#### DIRECTIONS
No images are to be carried over; print all other material exactly as it stands.

#### DATA BLOCK
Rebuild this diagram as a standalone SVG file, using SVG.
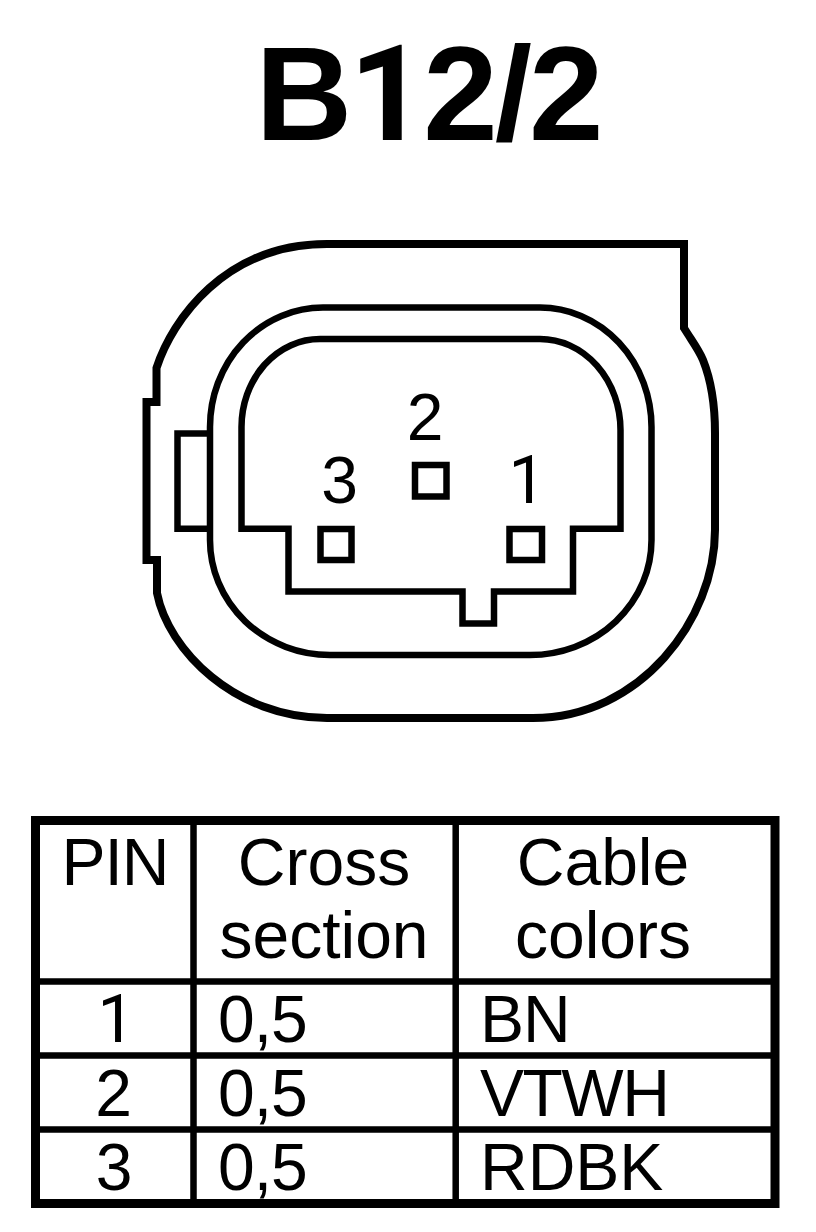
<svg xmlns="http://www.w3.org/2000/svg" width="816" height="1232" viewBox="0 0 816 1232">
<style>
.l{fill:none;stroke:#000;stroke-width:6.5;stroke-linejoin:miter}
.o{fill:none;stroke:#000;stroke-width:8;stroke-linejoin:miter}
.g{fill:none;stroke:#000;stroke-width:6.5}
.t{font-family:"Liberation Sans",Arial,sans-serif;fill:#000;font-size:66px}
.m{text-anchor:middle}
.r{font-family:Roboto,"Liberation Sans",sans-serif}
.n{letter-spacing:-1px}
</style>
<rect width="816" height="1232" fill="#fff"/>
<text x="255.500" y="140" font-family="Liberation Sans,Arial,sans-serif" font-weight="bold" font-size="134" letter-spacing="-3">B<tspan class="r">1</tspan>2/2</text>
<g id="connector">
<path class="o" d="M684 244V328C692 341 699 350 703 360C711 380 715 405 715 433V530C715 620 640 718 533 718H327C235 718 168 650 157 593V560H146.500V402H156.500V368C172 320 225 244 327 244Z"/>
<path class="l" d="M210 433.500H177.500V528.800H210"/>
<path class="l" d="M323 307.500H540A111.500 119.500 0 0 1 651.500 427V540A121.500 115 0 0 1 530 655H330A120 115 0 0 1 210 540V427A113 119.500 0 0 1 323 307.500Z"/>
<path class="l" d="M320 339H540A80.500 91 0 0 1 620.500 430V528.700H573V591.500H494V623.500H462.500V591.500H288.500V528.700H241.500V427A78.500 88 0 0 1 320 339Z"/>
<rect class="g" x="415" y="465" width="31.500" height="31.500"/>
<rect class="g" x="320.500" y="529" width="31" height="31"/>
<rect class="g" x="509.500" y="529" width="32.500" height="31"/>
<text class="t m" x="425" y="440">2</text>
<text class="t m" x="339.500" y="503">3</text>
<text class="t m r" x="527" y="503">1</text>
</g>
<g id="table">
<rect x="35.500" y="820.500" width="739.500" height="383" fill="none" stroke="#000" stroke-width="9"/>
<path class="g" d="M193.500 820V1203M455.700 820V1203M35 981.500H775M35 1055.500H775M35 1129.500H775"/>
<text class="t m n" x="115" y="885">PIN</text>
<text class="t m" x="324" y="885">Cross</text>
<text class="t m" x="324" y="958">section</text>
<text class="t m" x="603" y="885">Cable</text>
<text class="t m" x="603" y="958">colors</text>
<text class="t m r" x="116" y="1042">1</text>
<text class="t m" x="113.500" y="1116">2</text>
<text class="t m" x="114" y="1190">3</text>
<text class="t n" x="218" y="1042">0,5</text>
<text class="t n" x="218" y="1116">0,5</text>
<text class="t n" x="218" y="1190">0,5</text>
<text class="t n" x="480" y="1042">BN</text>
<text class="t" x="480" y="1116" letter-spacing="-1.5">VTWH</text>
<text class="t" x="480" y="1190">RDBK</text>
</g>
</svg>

#### ANSWER
Rebuild this diagram as a standalone SVG file, using SVG.
<svg xmlns="http://www.w3.org/2000/svg" width="816" height="1232" viewBox="0 0 816 1232">
<style>
.l{fill:none;stroke:#000;stroke-width:6.5;stroke-linejoin:miter}
.o{fill:none;stroke:#000;stroke-width:8;stroke-linejoin:miter}
.g{fill:none;stroke:#000;stroke-width:6.5}
.t{font-family:"Liberation Sans",Arial,sans-serif;fill:#000;font-size:66px}
.m{text-anchor:middle}
.r{font-family:Roboto,"Liberation Sans",sans-serif}
.n{letter-spacing:-1px}
</style>
<rect width="816" height="1232" fill="#fff"/>
<text x="255.500" y="140" font-family="Liberation Sans,Arial,sans-serif" font-weight="bold" font-size="134" letter-spacing="-3">B<tspan class="r">1</tspan>2/2</text>
<g id="connector">
<path class="o" d="M684 244V328C692 341 699 350 703 360C711 380 715 405 715 433V530C715 620 640 718 533 718H327C235 718 168 650 157 593V560H146.500V402H156.500V368C172 320 225 244 327 244Z"/>
<path class="l" d="M210 433.500H177.500V528.800H210"/>
<path class="l" d="M323 307.500H540A111.500 119.500 0 0 1 651.500 427V540A121.500 115 0 0 1 530 655H330A120 115 0 0 1 210 540V427A113 119.500 0 0 1 323 307.500Z"/>
<path class="l" d="M320 339H540A80.500 91 0 0 1 620.500 430V528.700H573V591.500H494V623.500H462.500V591.500H288.500V528.700H241.500V427A78.500 88 0 0 1 320 339Z"/>
<rect class="g" x="415" y="465" width="31.500" height="31.500"/>
<rect class="g" x="320.500" y="529" width="31" height="31"/>
<rect class="g" x="509.500" y="529" width="32.500" height="31"/>
<text class="t m" x="425" y="440">2</text>
<text class="t m" x="339.500" y="503">3</text>
<text class="t m r" x="527" y="503">1</text>
</g>
<g id="table">
<rect x="35.500" y="820.500" width="739.500" height="383" fill="none" stroke="#000" stroke-width="9"/>
<path class="g" d="M193.500 820V1203M455.700 820V1203M35 981.500H775M35 1055.500H775M35 1129.500H775"/>
<text class="t m n" x="115" y="885">PIN</text>
<text class="t m" x="324" y="885">Cross</text>
<text class="t m" x="324" y="958">section</text>
<text class="t m" x="603" y="885">Cable</text>
<text class="t m" x="603" y="958">colors</text>
<text class="t m r" x="116" y="1042">1</text>
<text class="t m" x="113.500" y="1116">2</text>
<text class="t m" x="114" y="1190">3</text>
<text class="t n" x="218" y="1042">0,5</text>
<text class="t n" x="218" y="1116">0,5</text>
<text class="t n" x="218" y="1190">0,5</text>
<text class="t n" x="480" y="1042">BN</text>
<text class="t" x="480" y="1116" letter-spacing="-1.5">VTWH</text>
<text class="t" x="480" y="1190">RDBK</text>
</g>
</svg>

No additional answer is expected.